An academic project to implement Value Iteration, Policy Iteration that plan/learn to play 3x3 Tic-Tac-Toe game in Java.
-
ValueIterationAgent.java - A Value Iteration agent for solving the Tic-Tac-Toe game with an assumed MDP model.
-
PolicyIterationAgent.java - A Policy Iteration agent for solving the Tic-Tac-Toe game with an assumed MDP model.
-
QLearningAgent.java - A q-learner, Reinforcement Learning agent for the Tic-Tac-Toe game.
-
Game.java - The 3x3 Tic-Tac-Toe game implementation.
-
TTTMDP.java - Defines the Tic-Tac-Toe MDP model
-
TTTEnvironment.java - Defines the Tic-Tac-Toe Reinforcement Learning environment
-
Agent.java - Abstract class defining a general agent, which other agents subclass.
-
HumanAgent.java - Defines a human agent that uses the command line to ask the user for the next move
-
RandomAgent.java - Tic-Tac-Toe agent that plays randomly according to a RandomPolicy
-
Move.java - Defines a Tic-Tac-Toe game move
-
Outcome.java - A transition outcome tuple (s,a,r,s’)
-
Policy.java - An abstract class defining a policy – you should subclass this to define your own policies
-
TransitionProb.java - A tuple containing an Outcome object and a probability of the Outcome occurring.
-
RandomPolicy.java - A subclass of policy – it’s a random policy used by a RandomAgent instance.
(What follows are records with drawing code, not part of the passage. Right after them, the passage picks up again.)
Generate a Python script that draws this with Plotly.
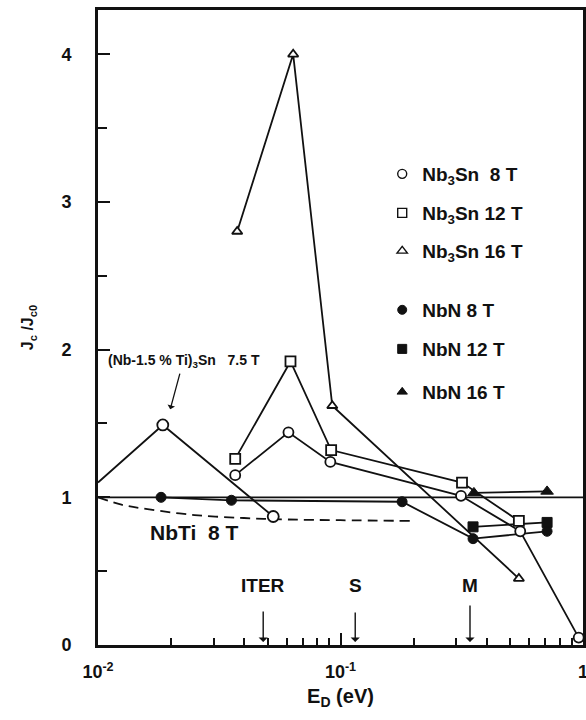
import math
import plotly.graph_objects as go

# Critical current ratio Jc/Jc0 versus damage energy E_D
NB3SN_8T_X = [0.0368, 0.061, 0.0908, 0.314, 0.551, 0.96]
NB3SN_8T_Y = [1.15, 1.44, 1.24, 1.01, 0.77, 0.05]
NB3SN_12T_X = [0.0368, 0.0622, 0.0915, 0.317, 0.544]
NB3SN_12T_Y = [1.26, 1.92, 1.32, 1.10, 0.84]
NB3SN_16T_X = [0.0375, 0.0638, 0.0925, 0.544]
NB3SN_16T_Y = [2.80, 4.00, 1.62, 0.45]
NBN_8T_X = [0.0182, 0.0355, 0.1795, 0.352, 0.711]
NBN_8T_Y = [1.00, 0.98, 0.97, 0.72, 0.77]
NBN_12T_X = [0.352, 0.711]
NBN_12T_Y = [0.80, 0.83]
NBN_16T_X = [0.355, 0.711]
NBN_16T_Y = [1.03, 1.04]
NBTI_SN_X = [0.01, 0.0185, 0.0528]
NBTI_SN_Y = [1.10, 1.49, 0.87]
NBTI_8T_X = [0.01, 0.0125, 0.016, 0.025, 0.04, 0.06, 0.1, 0.2]
NBTI_8T_Y = [1.00, 0.95, 0.92, 0.88, 0.86, 0.85, 0.845, 0.84]
REF_X = [0.01, 1.0]
REF_Y = [1.0, 1.0]

# Irradiation-source markers on the energy axis
SOURCE_LABELS = ["ITER", "S", "M"]
SOURCE_E = [0.048, 0.115, 0.342]

X_TICKS = [0.01, 0.1, 1]
X_TICK_TEXT = ["10<sup>-2</sup>", "10<sup>-1</sup>", "1"]
X_MINOR = [k * d for d in (0.01, 0.1) for k in range(2, 10)]

FONT = "Liberation Sans, Arial, sans-serif"
INK = "#111111"
LW = 1.8


def bold_font(size):
    return dict(family=FONT, size=size, color=INK, weight="bold")


fig = go.Figure()

fig.add_trace(go.Scatter(x=REF_X, y=REF_Y, mode="lines",
                         line=dict(color=INK, width=LW), showlegend=False))
fig.add_trace(go.Scatter(x=NBTI_8T_X, y=NBTI_8T_Y, mode="lines",
                         line=dict(color=INK, width=LW, dash="10px,6px", shape="spline"),
                         showlegend=False))


def marker_style(symbol, size, filled):
    if filled:
        return dict(symbol=symbol, size=size, color=INK, line=dict(color=INK, width=1))
    return dict(symbol=symbol, size=size, color="white", line=dict(color=INK, width=LW))


def series(x, y, symbol, size, filled, first_marker=0):
    fig.add_trace(go.Scatter(x=x, y=y, mode="lines", line=dict(color=INK, width=LW),
                             showlegend=False))
    fig.add_trace(go.Scatter(x=x[first_marker:], y=y[first_marker:], mode="markers",
                             marker=marker_style(symbol, size, filled), showlegend=False))


series(NBN_8T_X, NBN_8T_Y, "circle", 10, True)
series(NBN_12T_X, NBN_12T_Y, "square", 10, True)
series(NBN_16T_X, NBN_16T_Y, "triangle-up", 11, True)
series(NBTI_SN_X, NBTI_SN_Y, "circle", 11, False, first_marker=1)
series(NB3SN_16T_X, NB3SN_16T_Y, "triangle-up", 9, False)
series(NB3SN_12T_X, NB3SN_12T_Y, "square", 10, False)
series(NB3SN_8T_X, NB3SN_8T_Y, "circle", 10, False)

# Legend entries, one legend box per entry
legend_items = [
    ("Nb<sub>3</sub>Sn\u00a0\u00a08 T", "circle", False, 0.7417),
    ("Nb<sub>3</sub>Sn 12 T", "square", False, 0.6803),
    ("Nb<sub>3</sub>Sn 16 T", "triangle-up", False, 0.6205),
    ("NbN 8 T", "circle", True, 0.5276),
    ("NbN 12 T", "square", True, 0.4661),
    ("NbN 16 T", "triangle-up", True, 0.3984),
]
layout_legends = {}
for i, (name, sym, filled, ypos) in enumerate(legend_items):
    key = "legend" if i == 0 else f"legend{i + 1}"
    m = marker_style(sym, 9, filled)
    if not filled:
        m["line"] = dict(color=INK, width=1.4)
    fig.add_trace(go.Scatter(x=[None], y=[None], mode="markers", marker=m,
                             name=name, legend=key, showlegend=True))
    layout_legends[key] = dict(x=0.586, y=ypos, xanchor="left", yanchor="middle",
                               bgcolor="rgba(0,0,0,0)", borderwidth=0,
                               font=bold_font(19))

annotations = []
# source arrows
for lab, e, ay in zip(SOURCE_LABELS, SOURCE_E, [-32, -31, -38]):
    annotations.append(dict(x=math.log10(e), y=0.02, xref="x", yref="y", text="",
                            showarrow=True, ax=0, ay=ay, arrowhead=1, arrowsize=1.1,
                            arrowwidth=1.4, arrowcolor=INK))
    annotations.append(dict(x=math.log10(e), y=0.40, xref="x", yref="y", text=lab,
                            showarrow=False, font=bold_font(19)))

annotations.append(dict(x=-1.965, y=1.92, xref="x", yref="y", xanchor="left",
                        text="(Nb-1.5 % Ti)<sub>3</sub>Sn\u00a0\u00a0\u00a07.5 T",
                        showarrow=False, font=bold_font(14)))
annotations.append(dict(x=-1.702, y=1.597, xref="x", yref="y", text="",
                        showarrow=True, ax=10, ay=-37, arrowhead=1, arrowsize=1,
                        arrowwidth=1.3, arrowcolor=INK))
annotations.append(dict(x=-1.792, y=0.765, xref="x", yref="y", xanchor="left",
                        text="NbTi\u00a0\u00a08 T", showarrow=False,
                        font=bold_font(21)))

fig.update_layout(
    width=586, height=720,
    margin=dict(l=97.5, r=3, t=10, b=75, autoexpand=False),
    paper_bgcolor="white", plot_bgcolor="white",
    font=dict(family=FONT, color=INK),
    annotations=annotations,
    **layout_legends,
)

fig.update_xaxes(
    type="log", range=[-2, 0], automargin=False,
    tickmode="array", tickvals=X_TICKS, ticktext=X_TICK_TEXT,
    ticks="inside", ticklen=12, tickwidth=1.6, tickcolor=INK,
    minor=dict(tickmode="array", tickvals=X_MINOR, ticks="inside",
               ticklen=7, tickwidth=1.6, tickcolor=INK, showgrid=False),
    showline=True, linewidth=2.6, linecolor=INK, mirror=True,
    showgrid=False, zeroline=False,
    tickfont=bold_font(18), ticklabelstandoff=9, ticklabeloverflow="allow",
    title=dict(text="E<sub>D</sub> (eV)", font=bold_font(20), standoff=8),
)
fig.update_yaxes(
    range=[0, 4.3], automargin=False,
    tickmode="array", tickvals=[0, 1, 2, 3, 4],
    ticks="inside", ticklen=12, tickwidth=1.6, tickcolor=INK,
    minor=dict(tickmode="array", tickvals=[0.5, 1.5, 2.5, 3.5], ticks="inside",
               ticklen=9, tickwidth=1.6, tickcolor=INK, showgrid=False),
    showline=True, linewidth=2.6, linecolor=INK, mirror=True,
    showgrid=False, zeroline=False,
    tickfont=bold_font(18), ticklabelstandoff=20,
    title=dict(text="J<sub>c</sub> /J<sub>c0</sub>", font=bold_font(16), standoff=24),
)

fig.write_html("out.html")
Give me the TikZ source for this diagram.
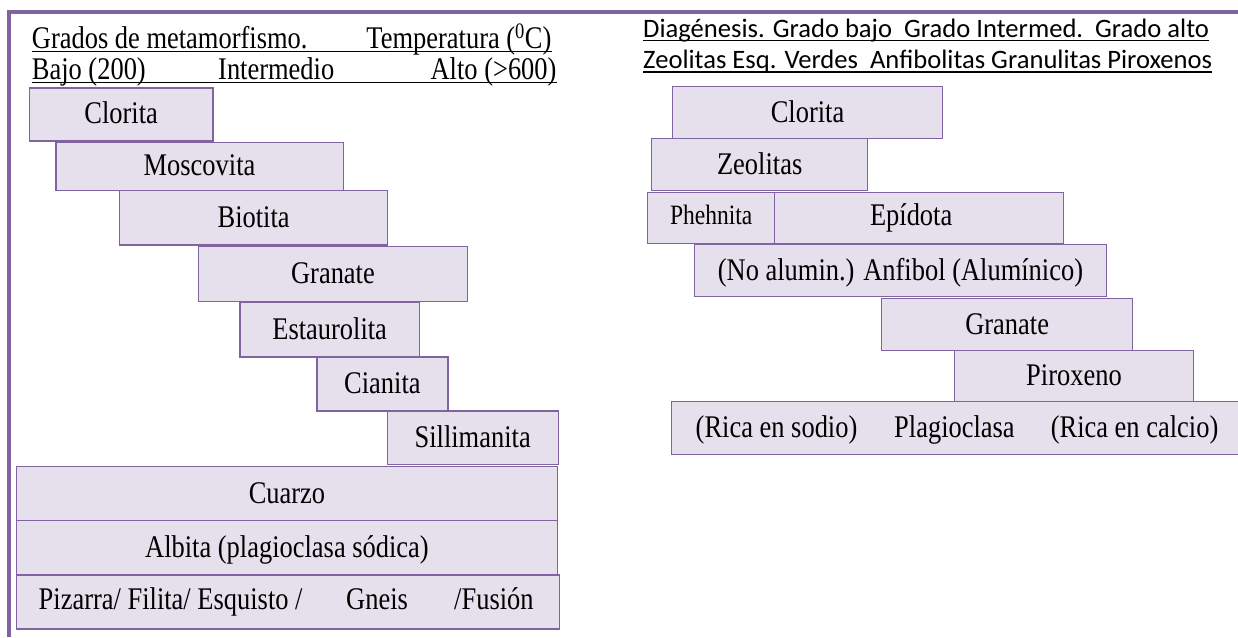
\documentclass[tikz,border=0pt]{standalone}
\usepackage{fontspec}
\setmainfont{Liberation Serif}[FakeStretch=0.84]
\newfontfamily\calfont{Carlito}
\definecolor{frame}{HTML}{8064A2}
\definecolor{boxfill}{HTML}{E5E0EC}
\begin{document}
\begin{tikzpicture}[x=1pt,y=-1pt,
  box/.style={draw=frame, line width=1.3pt, fill=boxfill, anchor=north west, inner sep=0pt,
    font=\fontsize{31.5}{34}\selectfont, text height=22pt, text depth=3pt},
  lbl/.style={inner sep=0pt, font=\fontsize{31.5}{34}\selectfont},
  hdr/.style={inner sep=0pt, font=\calfont\fontsize{26.6}{30}\selectfont, anchor=base west},
  uline/.style={line width=1.8pt, black},
  border/.style={draw=frame, line width=4pt}]
\useasboundingbox (0,0) rectangle (1238,637);

% outer frame
\draw[border] (9,637) -- (9,12) -- (1238,12);

% ---------- left header ----------
\node[lbl, anchor=base west] (lh1a) at (31.7,48) {Grados de metamorfismo.};
\node[lbl, anchor=base east] (lh1b) at (551.6,48) {Temperatura (\textsuperscript{0}C)};
\draw[uline] ([yshift=-3.5pt]lh1a.base west) -- ([yshift=-3.5pt]lh1b.base east);
\node[lbl, anchor=base west] (lh2a) at (31.7,79) {Bajo (200)};
\node[lbl, anchor=base west] (lh2b) at (218,79) {Intermedio};
\node[lbl, anchor=base east] (lh2c) at (556.7,79) {Alto (>600)};
\draw[uline] ([yshift=-3.5pt]lh2a.base west) -- ([yshift=-3.5pt]lh2c.base east);

% ---------- left boxes ----------
\node[box, minimum width=183.7pt, minimum height=53pt] (clorita) at (28.6,87.3) {Clorita};
\node[box, minimum width=287.3pt, minimum height=48.3pt, text height=20pt] (moscovita) at (55.2,141.7) {Moscovita};
\node[box, minimum width=268pt, minimum height=54.3pt] (biotita) at (119,190) {Biotita};
\node[box, minimum width=269.4pt, minimum height=54.7pt] (granate) at (197.6,246) {Granate};
\node[box, minimum width=179.4pt, minimum height=54.3pt] (estaurolita) at (239.3,302) {Estaurolita};
\node[box, minimum width=130.9pt, minimum height=54pt] (cianita) at (316.3,356.3) {Cianita};
\node[box, minimum width=171pt, minimum height=53.7pt] (sillimanita) at (386.5,410.3) {Sillimanita};
\node[box, minimum width=540.8pt, minimum height=54pt] (cuarzo) at (15.9,466) {Cuarzo};
\node[box, minimum width=540.8pt, minimum height=54.3pt] (albita) at (15.9,520) {Albita (plagioclasa sódica)};
\node[box, minimum width=542.8pt, minimum height=54pt] (pizarra) at (15.9,574.3) {};
\node[lbl, anchor=base west] (piz1) at (38.5,609) {Pizarra/ Filita/ Esquisto /};
\node[lbl, anchor=base west] (piz2) at (346,609) {Gneis};
\node[lbl, anchor=base west] (piz3) at (454,609) {/Fusión};

% ---------- right header ----------
\node[hdr] (rh1) at (643,37) {Diagénesis. Grado bajo\ \ Grado Intermed.\ \ Grado alto};
\draw[uline] ([yshift=-3.5pt]rh1.base west) -- ([yshift=-3.5pt]rh1.base east);
\node[hdr] (rh2) at (643,68.5) {Zeolitas Esq. Verdes\ \ Anfibolitas Granulitas Piroxenos};
\draw[uline] ([yshift=-3.5pt]rh2.base west) -- ([yshift=-3.5pt]rh2.base east);

% ---------- right boxes ----------
\node[box, minimum width=270.3pt, minimum height=52pt] (clorita2) at (671.7,86) {Clorita};
\node[box, minimum width=216pt, minimum height=52pt] (zeolitas) at (651,138) {Zeolitas};
\node[box, minimum width=127pt, minimum height=51pt, font=\fontsize{28}{31}\selectfont, text height=18pt, text depth=6pt] (phehnita) at (647,192) {Phehnita};
\node[box, minimum width=289pt, minimum height=51pt, text height=20pt, text depth=5pt] (epidota) at (774,192) {Epídota\hspace*{16pt}};
\node[box, minimum width=412.4pt, minimum height=52pt] (anfibol) at (693.6,244) {(No alumin.) Anfibol (Alumínico)};
\node[box, minimum width=251pt, minimum height=52pt] (granate2) at (881,298) {Granate};
\node[box, minimum width=238.6pt, minimum height=51pt] (piroxeno) at (954,350) {Piroxeno};
\node[box, minimum width=575pt, minimum height=53pt] (plagio) at (671,401) {};
\node[lbl, anchor=base west] (pl1) at (695.5,437) {(Rica en sodio)};
\node[lbl, anchor=base west] (pl2) at (894,437) {Plagioclasa};
\node[lbl, anchor=base west] (pl3) at (1050.6,437) {(Rica en calcio)};
\end{tikzpicture}
\end{document}
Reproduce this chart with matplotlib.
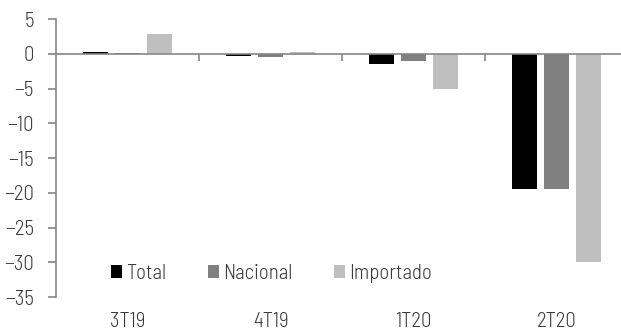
import matplotlib
matplotlib.use("Agg")
import matplotlib.pyplot as plt
import numpy as np

# light narrow face for the labels; DejaVu stays as the fallback
plt.rcParams["font.family"] = ["Barlow Semi Condensed", "DejaVu Sans"]
plt.rcParams["font.weight"] = 300

quarters = ["3T19", "4T19", "1T20", "2T20"]
total = [0.2, -0.3, -1.4, -19.4]
nacional = [0.05, -0.5, -1.1, -19.5]
importado = [2.9, 0.3, -5.1, -29.9]

series = [
    ("Total", total, "#000000"),
    ("Nacional", nacional, "#808080"),
    ("Importado", importado, "#bfbfbf"),
]

text_color = "#3a3a3a"
axis_color = "#868686"
fs = 15

fig = plt.figure(figsize=(6.21, 3.35), dpi=100)
ax = fig.add_axes([0.0902, 0.1134, 0.9098, 0.8298])

x = np.arange(len(quarters))
width = 0.175
step = 0.224
for i, (name, vals, color) in enumerate(series):
    ax.bar(x + (i - 1) * step, vals, width, color=color, label=name, zorder=2)

ax.set_xlim(-0.5, 3.45)
ax.set_ylim(-35, 5)
ax.set_yticks(np.arange(-35, 6, 5))
ax.tick_params(axis="y", direction="out", length=6, width=1.2, color=axis_color,
               labelsize=fs, pad=10, labelcolor=text_color)

for s in ("top", "right"):
    ax.spines[s].set_visible(False)
ax.spines["left"].set_color(axis_color)
ax.spines["left"].set_linewidth(1.2)
ax.spines["bottom"].set_position(("data", 0))
ax.spines["bottom"].set_color(axis_color)
ax.spines["bottom"].set_linewidth(1.2)
ax.spines["bottom"].set_zorder(3)

# category boundaries as ticks on the zero line
ax.set_xticks(x[:-1] + 0.5)
ax.set_xticklabels([])
ax.tick_params(axis="x", direction="out", length=5, width=1.2, color=axis_color)

# category names below the plot area
sec = ax.secondary_xaxis(0)
sec.set_xticks(x)
sec.set_xticklabels(quarters)
sec.spines["bottom"].set_visible(False)
sec.tick_params(axis="x", length=0, pad=11, labelsize=fs, labelcolor=text_color)

ax.legend(loc="center left", bbox_to_anchor=(0.097, 0.085), ncol=3, frameon=False,
          fontsize=fs, handlelength=0.53, handleheight=0.53, handletextpad=0.2,
          columnspacing=2.0, labelcolor=text_color, borderaxespad=0, borderpad=0)

fig.savefig("out.png", dpi=100)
Run Game.java without any parameters and you’ll be able to play the RandomAgent using the command line. From within the top level, main project folder:
java –cp target/classes/ ticTacToe.Game
You should be able to win or draw easily against this agent. Not a very good agent! You can control many aspects of the Game, but mainly which agents will play each other. A full list of options is available by running:
java –cp target/classes/ ticTacToe.Game -h
Use the –x & -o options to specify the agents that you want to play the game. Value Iteration, Policy Iteration, and Q-Learning agents are denoted as vi, pi & ql respectively, and can only play X in the game. This ignores the problem of dealing with isomorphic state spaces (mapping x’s to o’s and o’s to x’s in this case). For example if you want two RandomAgents to play out the game, you do it like this:
java target/classes/ ticTacToe.Game –x random –o random
Look at the console output that accompanies playing the game. You will be told about the rewards that the ‘X’ agent receives. The `O’ agent is always assumed to be part of the environment.